▶ Task directions:
Emit the data below verbatim, stripping out any pictures.

▶ Collected material:
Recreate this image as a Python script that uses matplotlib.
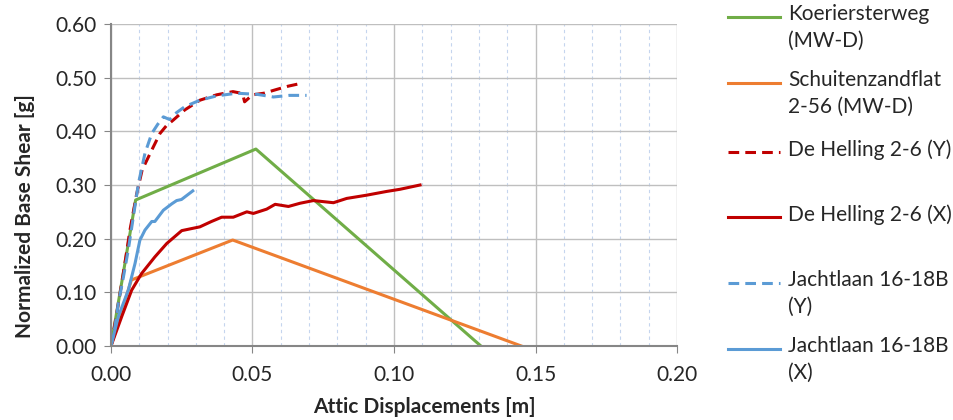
import matplotlib.pyplot as plt
from matplotlib.lines import Line2D
from matplotlib.ticker import MultipleLocator

plt.rcParams["font.family"] = ["Lato", "DejaVu Sans"]

# pushover curves: attic displacement [m] vs normalized base shear [g]
koer_x = [0, 0.0087, 0.0512, 0.1307]
koer_y = [0, 0.272, 0.367, 0]

schu_x = [0, 0.0072, 0.043, 0.145]
schu_y = [0, 0.123, 0.1975, 0]

helY_x = [0, 0.002, 0.0045, 0.0067, 0.0091, 0.0110, 0.0144, 0.0173, 0.0195, 0.022,
          0.0261, 0.0314, 0.0373, 0.0431, 0.046, 0.0467, 0.0472, 0.050, 0.054,
          0.0585, 0.0625, 0.0668]
helY_y = [0, 0.06, 0.14, 0.216, 0.284, 0.328, 0.365, 0.396, 0.41, 0.421,
          0.44, 0.458, 0.468, 0.474, 0.471, 0.466, 0.455, 0.468, 0.471,
          0.478, 0.484, 0.489]

helX_x = [0, 0.0038, 0.0073, 0.0108, 0.0155, 0.0197, 0.025, 0.0314, 0.0355, 0.0391,
          0.0432, 0.048, 0.0503, 0.055, 0.058, 0.0627, 0.0668, 0.0715, 0.0786,
          0.0833, 0.0903, 0.0974, 0.1021, 0.1092]
helX_y = [0, 0.055, 0.104, 0.135, 0.166, 0.191, 0.215, 0.222, 0.232, 0.24,
          0.24, 0.25, 0.247, 0.255, 0.264, 0.26, 0.266, 0.271, 0.267,
          0.275, 0.281, 0.288, 0.292, 0.30]

jacY_x = [0, 0.0014, 0.0026, 0.0044, 0.0061, 0.0079, 0.0097, 0.012, 0.0144, 0.0165,
          0.0185, 0.0207, 0.0232, 0.0261, 0.0314, 0.0373, 0.0444, 0.0515, 0.0574,
          0.0630, 0.0691]
jacY_y = [0, 0.036, 0.08, 0.129, 0.179, 0.241, 0.303, 0.359, 0.396, 0.413,
          0.427, 0.422, 0.435, 0.446, 0.458, 0.466, 0.471, 0.469, 0.464,
          0.467, 0.467]

jacX_x = [0, 0.0026, 0.0061, 0.0085, 0.0102, 0.012, 0.0144, 0.0155, 0.0185, 0.0215,
          0.0232, 0.0249, 0.0289]
jacX_y = [0, 0.055, 0.104, 0.154, 0.197, 0.216, 0.232, 0.232, 0.253, 0.265,
          0.271, 0.273, 0.289]

labels = ["Koeriersterweg\n(MW-D)", "Schuitenzandflat\n2-56 (MW-D)", "De Helling 2-6 (Y)",
          "De Helling 2-6 (X)", "Jachtlaan 16-18B\n(Y)", "Jachtlaan 16-18B\n(X)"]

W, H = 954, 420
fig = plt.figure(figsize=(W / 100, H / 100), dpi=100)
ax = fig.add_axes([111 / W, 74 / H, 566 / W, 322 / H])

dash = (3.5, 2.0)
lw = 2.2
lines = []
lines += ax.plot(koer_x, koer_y, color="#70AD47", lw=lw)
lines += ax.plot(schu_x, schu_y, color="#ED7D31", lw=lw)
lines += ax.plot(helY_x, helY_y, color="#C00000", lw=lw, dashes=dash)
lines += ax.plot(helX_x, helX_y, color="#C00000", lw=lw)
lines += ax.plot(jacY_x, jacY_y, color="#5B9BD5", lw=lw, dashes=dash)
lines += ax.plot(jacX_x, jacX_y, color="#5B9BD5", lw=lw)

ax.set_xlim(0, 0.20)
ax.set_ylim(0, 0.60)
ax.xaxis.set_major_locator(MultipleLocator(0.05))
ax.xaxis.set_minor_locator(MultipleLocator(0.01))
ax.yaxis.set_major_locator(MultipleLocator(0.10))
ax.xaxis.set_major_formatter(lambda v, p: f"{v:.2f}")
ax.yaxis.set_major_formatter(lambda v, p: f"{v:.2f}")

ax.grid(which="major", axis="both", color="#BFBFBF", lw=1.0)
ax.grid(which="minor", axis="x", color="#C5D5EE", lw=0.8, ls=(0, (3, 3)))
ax.set_axisbelow(True)

for s in ["top", "right"]:
    ax.spines[s].set_visible(False)
ax.spines["left"].set_color("#868686")
ax.spines["bottom"].set_color("#868686")
ax.spines["left"].set_linewidth(1.5)
ax.spines["bottom"].set_linewidth(1.5)
ax.tick_params(which="major", length=5, color="#868686", labelsize=15,
               labelcolor="#262626")
ax.tick_params(axis="x", pad=9)
ax.tick_params(axis="y", pad=5)
ax.tick_params(which="minor", length=0)

ax.set_xlabel("Attic Displacements [m]", fontsize=15, fontweight="bold",
              color="#262626")
ax.set_ylabel("Normalized Base Shear [g]", fontsize=15, fontweight="bold",
              color="#262626")
ax.xaxis.set_label_coords((424 - 111) / 566, -(407 - 346) / 322)
ax.yaxis.set_label_coords(-(111 - 25) / 566, (346 - 216) / 322)
ax.xaxis.label.set_va("center")
ax.yaxis.label.set_va("center")

# legend drawn by hand so the key lines up with the first text line
rows = [17, 83, 152, 217, 283, 349]
for ln, lab, yy in zip(lines, labels, rows):
    fy = 1 - yy / H
    fig.add_artist(Line2D([728 / W, 780 / W], [fy, fy], color=ln.get_color(),
                          lw=lw, dashes=dash if ln.get_linestyle() == "--" else (None, None),
                          transform=fig.transFigure))
    fig.text(788 / W, 1 - (yy - 13) / H, lab, fontsize=15, color="#262626",
             va="top", ha="left", linespacing=1.4)

fig.savefig("out.png", dpi=100)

▶ Result below:
Recreate this image as a Python script that uses matplotlib.
import matplotlib.pyplot as plt
from matplotlib.lines import Line2D
from matplotlib.ticker import MultipleLocator

plt.rcParams["font.family"] = ["Lato", "DejaVu Sans"]

# pushover curves: attic displacement [m] vs normalized base shear [g]
koer_x = [0, 0.0087, 0.0512, 0.1307]
koer_y = [0, 0.272, 0.367, 0]

schu_x = [0, 0.0072, 0.043, 0.145]
schu_y = [0, 0.123, 0.1975, 0]

helY_x = [0, 0.002, 0.0045, 0.0067, 0.0091, 0.0110, 0.0144, 0.0173, 0.0195, 0.022,
          0.0261, 0.0314, 0.0373, 0.0431, 0.046, 0.0467, 0.0472, 0.050, 0.054,
          0.0585, 0.0625, 0.0668]
helY_y = [0, 0.06, 0.14, 0.216, 0.284, 0.328, 0.365, 0.396, 0.41, 0.421,
          0.44, 0.458, 0.468, 0.474, 0.471, 0.466, 0.455, 0.468, 0.471,
          0.478, 0.484, 0.489]

helX_x = [0, 0.0038, 0.0073, 0.0108, 0.0155, 0.0197, 0.025, 0.0314, 0.0355, 0.0391,
          0.0432, 0.048, 0.0503, 0.055, 0.058, 0.0627, 0.0668, 0.0715, 0.0786,
          0.0833, 0.0903, 0.0974, 0.1021, 0.1092]
helX_y = [0, 0.055, 0.104, 0.135, 0.166, 0.191, 0.215, 0.222, 0.232, 0.24,
          0.24, 0.25, 0.247, 0.255, 0.264, 0.26, 0.266, 0.271, 0.267,
          0.275, 0.281, 0.288, 0.292, 0.30]

jacY_x = [0, 0.0014, 0.0026, 0.0044, 0.0061, 0.0079, 0.0097, 0.012, 0.0144, 0.0165,
          0.0185, 0.0207, 0.0232, 0.0261, 0.0314, 0.0373, 0.0444, 0.0515, 0.0574,
          0.0630, 0.0691]
jacY_y = [0, 0.036, 0.08, 0.129, 0.179, 0.241, 0.303, 0.359, 0.396, 0.413,
          0.427, 0.422, 0.435, 0.446, 0.458, 0.466, 0.471, 0.469, 0.464,
          0.467, 0.467]

jacX_x = [0, 0.0026, 0.0061, 0.0085, 0.0102, 0.012, 0.0144, 0.0155, 0.0185, 0.0215,
          0.0232, 0.0249, 0.0289]
jacX_y = [0, 0.055, 0.104, 0.154, 0.197, 0.216, 0.232, 0.232, 0.253, 0.265,
          0.271, 0.273, 0.289]

labels = ["Koeriersterweg\n(MW-D)", "Schuitenzandflat\n2-56 (MW-D)", "De Helling 2-6 (Y)",
          "De Helling 2-6 (X)", "Jachtlaan 16-18B\n(Y)", "Jachtlaan 16-18B\n(X)"]

W, H = 954, 420
fig = plt.figure(figsize=(W / 100, H / 100), dpi=100)
ax = fig.add_axes([111 / W, 74 / H, 566 / W, 322 / H])

dash = (3.5, 2.0)
lw = 2.2
lines = []
lines += ax.plot(koer_x, koer_y, color="#70AD47", lw=lw)
lines += ax.plot(schu_x, schu_y, color="#ED7D31", lw=lw)
lines += ax.plot(helY_x, helY_y, color="#C00000", lw=lw, dashes=dash)
lines += ax.plot(helX_x, helX_y, color="#C00000", lw=lw)
lines += ax.plot(jacY_x, jacY_y, color="#5B9BD5", lw=lw, dashes=dash)
lines += ax.plot(jacX_x, jacX_y, color="#5B9BD5", lw=lw)

ax.set_xlim(0, 0.20)
ax.set_ylim(0, 0.60)
ax.xaxis.set_major_locator(MultipleLocator(0.05))
ax.xaxis.set_minor_locator(MultipleLocator(0.01))
ax.yaxis.set_major_locator(MultipleLocator(0.10))
ax.xaxis.set_major_formatter(lambda v, p: f"{v:.2f}")
ax.yaxis.set_major_formatter(lambda v, p: f"{v:.2f}")

ax.grid(which="major", axis="both", color="#BFBFBF", lw=1.0)
ax.grid(which="minor", axis="x", color="#C5D5EE", lw=0.8, ls=(0, (3, 3)))
ax.set_axisbelow(True)

for s in ["top", "right"]:
    ax.spines[s].set_visible(False)
ax.spines["left"].set_color("#868686")
ax.spines["bottom"].set_color("#868686")
ax.spines["left"].set_linewidth(1.5)
ax.spines["bottom"].set_linewidth(1.5)
ax.tick_params(which="major", length=5, color="#868686", labelsize=15,
               labelcolor="#262626")
ax.tick_params(axis="x", pad=9)
ax.tick_params(axis="y", pad=5)
ax.tick_params(which="minor", length=0)

ax.set_xlabel("Attic Displacements [m]", fontsize=15, fontweight="bold",
              color="#262626")
ax.set_ylabel("Normalized Base Shear [g]", fontsize=15, fontweight="bold",
              color="#262626")
ax.xaxis.set_label_coords((424 - 111) / 566, -(407 - 346) / 322)
ax.yaxis.set_label_coords(-(111 - 25) / 566, (346 - 216) / 322)
ax.xaxis.label.set_va("center")
ax.yaxis.label.set_va("center")

# legend drawn by hand so the key lines up with the first text line
rows = [17, 83, 152, 217, 283, 349]
for ln, lab, yy in zip(lines, labels, rows):
    fy = 1 - yy / H
    fig.add_artist(Line2D([728 / W, 780 / W], [fy, fy], color=ln.get_color(),
                          lw=lw, dashes=dash if ln.get_linestyle() == "--" else (None, None),
                          transform=fig.transFigure))
    fig.text(788 / W, 1 - (yy - 13) / H, lab, fontsize=15, color="#262626",
             va="top", ha="left", linespacing=1.4)

fig.savefig("out.png", dpi=100)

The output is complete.